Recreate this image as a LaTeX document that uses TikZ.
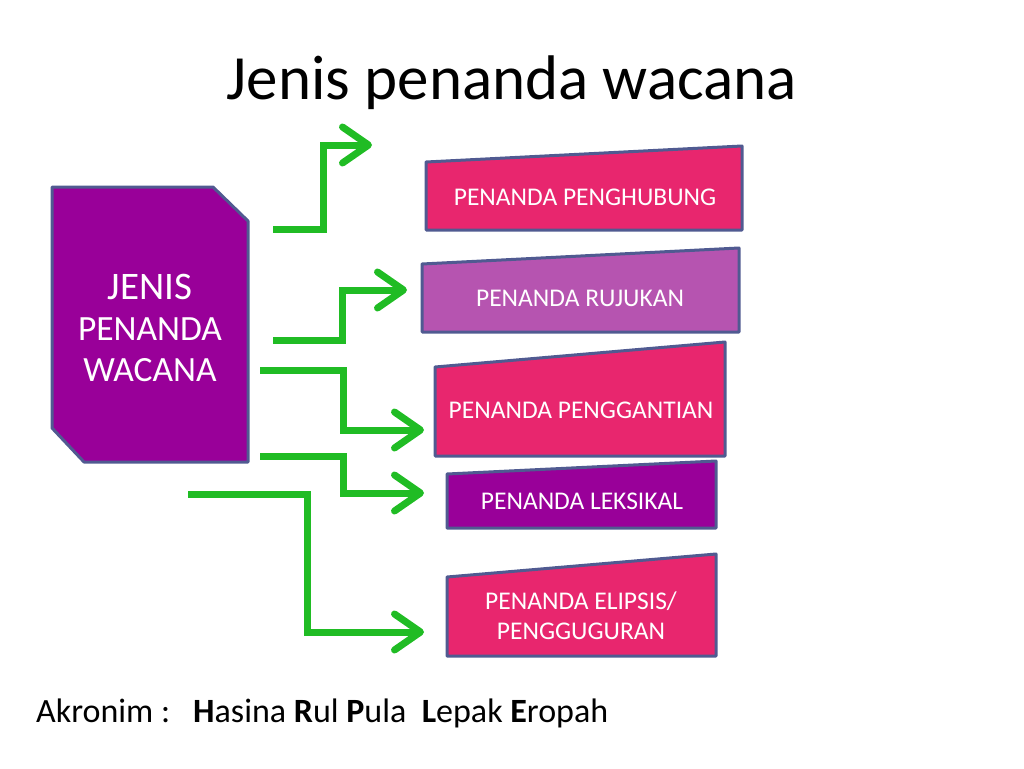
\documentclass[tikz,border=0pt]{standalone}
\usepackage{fontspec}
\setmainfont{Carlito}
\usetikzlibrary{arrows.meta}
\definecolor{pinkbox}{RGB}{232,38,110}
\definecolor{lilacbox}{RGB}{182,84,176}
\definecolor{purplebox}{RGB}{153,0,153}
\definecolor{edgeblue}{RGB}{80,90,145}
\definecolor{arrowgreen}{RGB}{32,188,36}
\tikzset{
  boxshape/.style={draw=edgeblue, line width=3pt, line join=round},
  boxtext/.style={text=white, font=\fontsize{25.5}{30}\selectfont, align=center, inner sep=0pt},
  conn/.style={draw=arrowgreen, line width=7pt, line join=miter, line cap=butt,
    -{Straight Barb[length=26pt,width=36pt,line cap=round,line join=round]}},
}
\begin{document}
\begin{tikzpicture}[x=1pt,y=-1pt]
\useasboundingbox (0,0) rectangle (1024,768);
% title
\node[font=\fontsize{63}{70}\selectfont, inner sep=0pt] (title) at (512,83) {Jenis penanda wacana};
% main box
\filldraw[boxshape, fill=purplebox] (52,187) -- (213,187) -- (248,221) -- (248,462) -- (84,462) -- (52,428) -- cycle;
\node[boxtext, font=\fontsize{35.5}{41}\selectfont] (main) at (150,328) {{\fontsize{39}{41}\selectfont JENIS}\\PENANDA\\WACANA};
% target boxes
\filldraw[boxshape, fill=pinkbox] (426,162) -- (742,146) -- (742,230) -- (426,230) -- cycle;
\node[boxtext] (b1) at (585,197) {PENANDA PENGHUBUNG};
\filldraw[boxshape, fill=lilacbox] (422,264) -- (739,248) -- (739,332) -- (422,332) -- cycle;
\node[boxtext] (b2) at (580,298) {PENANDA RUJUKAN};
\filldraw[boxshape, fill=pinkbox] (435,367) -- (725,342) -- (725,456) -- (435,456) -- cycle;
\node[boxtext] (b3) at (581,410) {PENANDA PENGGANTIAN};
\filldraw[boxshape, fill=purplebox] (447,474) -- (716,461) -- (716,528) -- (447,528) -- cycle;
\node[boxtext] (b4) at (582,501) {PENANDA LEKSIKAL};
\filldraw[boxshape, fill=pinkbox] (447,577) -- (716,554) -- (716,656) -- (447,656) -- cycle;
\node[boxtext] (b5) at (581,616) {PENANDA ELIPSIS/\\PENGGUGURAN};
% connector ends
\coordinate (s1) at (273,229);
\coordinate (e1) at (372,145);
\coordinate (s2) at (273,340);
\coordinate (e2) at (407,290);
\coordinate (s3) at (260,370);
\coordinate (e3) at (424,430);
\coordinate (s4) at (260,456);
\coordinate (e4) at (424,493);
\coordinate (s5) at (188,494);
\coordinate (e5) at (424,632);
% connectors
\draw[conn] (s1) -- (323,229) -- (323,145) -- (e1);
\draw[conn] (s2) -- (342,340) -- (342,290) -- (e2);
\draw[conn] (s3) -- (343,370) -- (343,430) -- (e3);
\draw[conn] (s4) -- (343,456) -- (343,493) -- (e4);
\draw[conn] (s5) -- (307,494) -- (307,632) -- (e5);
% acronym
\node[anchor=base west, inner sep=0pt, font=\fontsize{34}{38}\selectfont] (akr) at (36,722)
  {Akronim :\ \ \ \textbf{H}asina \textbf{R}ul \textbf{P}ula\ \ \textbf{L}epak \textbf{E}ropah};
\end{tikzpicture}
\end{document}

====================

Task>
Working from the material above, transcribe it exactly while omitting pictures.

Answer to this task>
Recreate this image as a LaTeX document that uses TikZ.
\documentclass[tikz,border=0pt]{standalone}
\usepackage{fontspec}
\setmainfont{Carlito}
\usetikzlibrary{arrows.meta}
\definecolor{pinkbox}{RGB}{232,38,110}
\definecolor{lilacbox}{RGB}{182,84,176}
\definecolor{purplebox}{RGB}{153,0,153}
\definecolor{edgeblue}{RGB}{80,90,145}
\definecolor{arrowgreen}{RGB}{32,188,36}
\tikzset{
  boxshape/.style={draw=edgeblue, line width=3pt, line join=round},
  boxtext/.style={text=white, font=\fontsize{25.5}{30}\selectfont, align=center, inner sep=0pt},
  conn/.style={draw=arrowgreen, line width=7pt, line join=miter, line cap=butt,
    -{Straight Barb[length=26pt,width=36pt,line cap=round,line join=round]}},
}
\begin{document}
\begin{tikzpicture}[x=1pt,y=-1pt]
\useasboundingbox (0,0) rectangle (1024,768);
% title
\node[font=\fontsize{63}{70}\selectfont, inner sep=0pt] (title) at (512,83) {Jenis penanda wacana};
% main box
\filldraw[boxshape, fill=purplebox] (52,187) -- (213,187) -- (248,221) -- (248,462) -- (84,462) -- (52,428) -- cycle;
\node[boxtext, font=\fontsize{35.5}{41}\selectfont] (main) at (150,328) {{\fontsize{39}{41}\selectfont JENIS}\\PENANDA\\WACANA};
% target boxes
\filldraw[boxshape, fill=pinkbox] (426,162) -- (742,146) -- (742,230) -- (426,230) -- cycle;
\node[boxtext] (b1) at (585,197) {PENANDA PENGHUBUNG};
\filldraw[boxshape, fill=lilacbox] (422,264) -- (739,248) -- (739,332) -- (422,332) -- cycle;
\node[boxtext] (b2) at (580,298) {PENANDA RUJUKAN};
\filldraw[boxshape, fill=pinkbox] (435,367) -- (725,342) -- (725,456) -- (435,456) -- cycle;
\node[boxtext] (b3) at (581,410) {PENANDA PENGGANTIAN};
\filldraw[boxshape, fill=purplebox] (447,474) -- (716,461) -- (716,528) -- (447,528) -- cycle;
\node[boxtext] (b4) at (582,501) {PENANDA LEKSIKAL};
\filldraw[boxshape, fill=pinkbox] (447,577) -- (716,554) -- (716,656) -- (447,656) -- cycle;
\node[boxtext] (b5) at (581,616) {PENANDA ELIPSIS/\\PENGGUGURAN};
% connector ends
\coordinate (s1) at (273,229);
\coordinate (e1) at (372,145);
\coordinate (s2) at (273,340);
\coordinate (e2) at (407,290);
\coordinate (s3) at (260,370);
\coordinate (e3) at (424,430);
\coordinate (s4) at (260,456);
\coordinate (e4) at (424,493);
\coordinate (s5) at (188,494);
\coordinate (e5) at (424,632);
% connectors
\draw[conn] (s1) -- (323,229) -- (323,145) -- (e1);
\draw[conn] (s2) -- (342,340) -- (342,290) -- (e2);
\draw[conn] (s3) -- (343,370) -- (343,430) -- (e3);
\draw[conn] (s4) -- (343,456) -- (343,493) -- (e4);
\draw[conn] (s5) -- (307,494) -- (307,632) -- (e5);
% acronym
\node[anchor=base west, inner sep=0pt, font=\fontsize{34}{38}\selectfont] (akr) at (36,722)
  {Akronim :\ \ \ \textbf{H}asina \textbf{R}ul \textbf{P}ula\ \ \textbf{L}epak \textbf{E}ropah};
\end{tikzpicture}
\end{document}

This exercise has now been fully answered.